Short task ▸ The data below should be restated word for word, with every picture omitted.
-------- Material --------
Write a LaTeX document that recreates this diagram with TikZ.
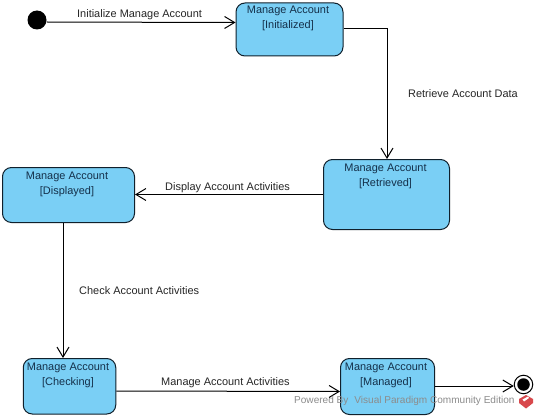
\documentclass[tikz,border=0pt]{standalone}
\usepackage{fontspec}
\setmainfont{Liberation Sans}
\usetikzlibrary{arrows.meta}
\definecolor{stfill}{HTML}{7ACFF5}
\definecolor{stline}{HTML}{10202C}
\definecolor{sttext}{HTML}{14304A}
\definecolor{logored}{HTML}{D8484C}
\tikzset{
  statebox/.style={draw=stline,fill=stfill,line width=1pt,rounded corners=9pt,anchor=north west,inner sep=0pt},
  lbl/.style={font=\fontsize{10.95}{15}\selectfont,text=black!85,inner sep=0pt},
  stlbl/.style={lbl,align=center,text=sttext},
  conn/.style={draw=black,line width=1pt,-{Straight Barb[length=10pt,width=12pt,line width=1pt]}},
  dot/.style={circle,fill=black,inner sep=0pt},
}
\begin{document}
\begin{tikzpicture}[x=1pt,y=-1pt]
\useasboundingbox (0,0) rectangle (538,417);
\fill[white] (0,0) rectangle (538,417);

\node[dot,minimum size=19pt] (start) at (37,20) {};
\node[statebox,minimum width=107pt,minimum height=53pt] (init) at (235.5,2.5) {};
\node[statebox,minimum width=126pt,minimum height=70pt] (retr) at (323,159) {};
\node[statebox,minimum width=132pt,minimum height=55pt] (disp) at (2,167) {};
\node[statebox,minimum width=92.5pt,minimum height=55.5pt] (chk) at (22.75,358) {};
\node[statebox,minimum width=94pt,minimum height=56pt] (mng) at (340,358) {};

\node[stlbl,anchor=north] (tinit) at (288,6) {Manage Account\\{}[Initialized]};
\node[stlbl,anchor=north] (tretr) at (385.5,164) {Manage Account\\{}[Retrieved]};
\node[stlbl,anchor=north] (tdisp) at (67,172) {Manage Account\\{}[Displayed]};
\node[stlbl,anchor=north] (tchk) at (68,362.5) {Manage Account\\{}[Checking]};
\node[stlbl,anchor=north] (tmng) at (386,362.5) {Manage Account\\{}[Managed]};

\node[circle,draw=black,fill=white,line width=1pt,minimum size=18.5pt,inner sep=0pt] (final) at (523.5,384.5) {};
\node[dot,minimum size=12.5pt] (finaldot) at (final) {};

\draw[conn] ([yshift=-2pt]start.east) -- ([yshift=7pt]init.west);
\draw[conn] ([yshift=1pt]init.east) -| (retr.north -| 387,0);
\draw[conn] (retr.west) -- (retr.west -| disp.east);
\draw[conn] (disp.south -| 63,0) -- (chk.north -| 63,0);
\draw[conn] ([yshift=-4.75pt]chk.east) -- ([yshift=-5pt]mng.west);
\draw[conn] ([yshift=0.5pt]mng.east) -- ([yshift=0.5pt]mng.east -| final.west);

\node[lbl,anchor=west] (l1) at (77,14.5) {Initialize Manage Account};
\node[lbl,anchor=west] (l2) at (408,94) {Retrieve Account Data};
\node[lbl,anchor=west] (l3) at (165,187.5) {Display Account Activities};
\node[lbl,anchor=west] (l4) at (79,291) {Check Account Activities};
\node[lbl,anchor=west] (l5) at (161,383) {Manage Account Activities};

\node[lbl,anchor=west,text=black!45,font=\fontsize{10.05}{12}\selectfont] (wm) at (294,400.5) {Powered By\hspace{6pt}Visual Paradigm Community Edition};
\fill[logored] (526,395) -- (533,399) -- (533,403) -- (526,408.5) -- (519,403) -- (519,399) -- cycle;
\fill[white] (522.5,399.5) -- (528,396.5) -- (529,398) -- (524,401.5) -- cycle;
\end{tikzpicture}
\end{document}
--------
Exercise response ▸
Write a LaTeX document that recreates this diagram with TikZ.
\documentclass[tikz,border=0pt]{standalone}
\usepackage{fontspec}
\setmainfont{Liberation Sans}
\usetikzlibrary{arrows.meta}
\definecolor{stfill}{HTML}{7ACFF5}
\definecolor{stline}{HTML}{10202C}
\definecolor{sttext}{HTML}{14304A}
\definecolor{logored}{HTML}{D8484C}
\tikzset{
  statebox/.style={draw=stline,fill=stfill,line width=1pt,rounded corners=9pt,anchor=north west,inner sep=0pt},
  lbl/.style={font=\fontsize{10.95}{15}\selectfont,text=black!85,inner sep=0pt},
  stlbl/.style={lbl,align=center,text=sttext},
  conn/.style={draw=black,line width=1pt,-{Straight Barb[length=10pt,width=12pt,line width=1pt]}},
  dot/.style={circle,fill=black,inner sep=0pt},
}
\begin{document}
\begin{tikzpicture}[x=1pt,y=-1pt]
\useasboundingbox (0,0) rectangle (538,417);
\fill[white] (0,0) rectangle (538,417);

\node[dot,minimum size=19pt] (start) at (37,20) {};
\node[statebox,minimum width=107pt,minimum height=53pt] (init) at (235.5,2.5) {};
\node[statebox,minimum width=126pt,minimum height=70pt] (retr) at (323,159) {};
\node[statebox,minimum width=132pt,minimum height=55pt] (disp) at (2,167) {};
\node[statebox,minimum width=92.5pt,minimum height=55.5pt] (chk) at (22.75,358) {};
\node[statebox,minimum width=94pt,minimum height=56pt] (mng) at (340,358) {};

\node[stlbl,anchor=north] (tinit) at (288,6) {Manage Account\\{}[Initialized]};
\node[stlbl,anchor=north] (tretr) at (385.5,164) {Manage Account\\{}[Retrieved]};
\node[stlbl,anchor=north] (tdisp) at (67,172) {Manage Account\\{}[Displayed]};
\node[stlbl,anchor=north] (tchk) at (68,362.5) {Manage Account\\{}[Checking]};
\node[stlbl,anchor=north] (tmng) at (386,362.5) {Manage Account\\{}[Managed]};

\node[circle,draw=black,fill=white,line width=1pt,minimum size=18.5pt,inner sep=0pt] (final) at (523.5,384.5) {};
\node[dot,minimum size=12.5pt] (finaldot) at (final) {};

\draw[conn] ([yshift=-2pt]start.east) -- ([yshift=7pt]init.west);
\draw[conn] ([yshift=1pt]init.east) -| (retr.north -| 387,0);
\draw[conn] (retr.west) -- (retr.west -| disp.east);
\draw[conn] (disp.south -| 63,0) -- (chk.north -| 63,0);
\draw[conn] ([yshift=-4.75pt]chk.east) -- ([yshift=-5pt]mng.west);
\draw[conn] ([yshift=0.5pt]mng.east) -- ([yshift=0.5pt]mng.east -| final.west);

\node[lbl,anchor=west] (l1) at (77,14.5) {Initialize Manage Account};
\node[lbl,anchor=west] (l2) at (408,94) {Retrieve Account Data};
\node[lbl,anchor=west] (l3) at (165,187.5) {Display Account Activities};
\node[lbl,anchor=west] (l4) at (79,291) {Check Account Activities};
\node[lbl,anchor=west] (l5) at (161,383) {Manage Account Activities};

\node[lbl,anchor=west,text=black!45,font=\fontsize{10.05}{12}\selectfont] (wm) at (294,400.5) {Powered By\hspace{6pt}Visual Paradigm Community Edition};
\fill[logored] (526,395) -- (533,399) -- (533,403) -- (526,408.5) -- (519,403) -- (519,399) -- cycle;
\fill[white] (522.5,399.5) -- (528,396.5) -- (529,398) -- (524,401.5) -- cycle;
\end{tikzpicture}
\end{document}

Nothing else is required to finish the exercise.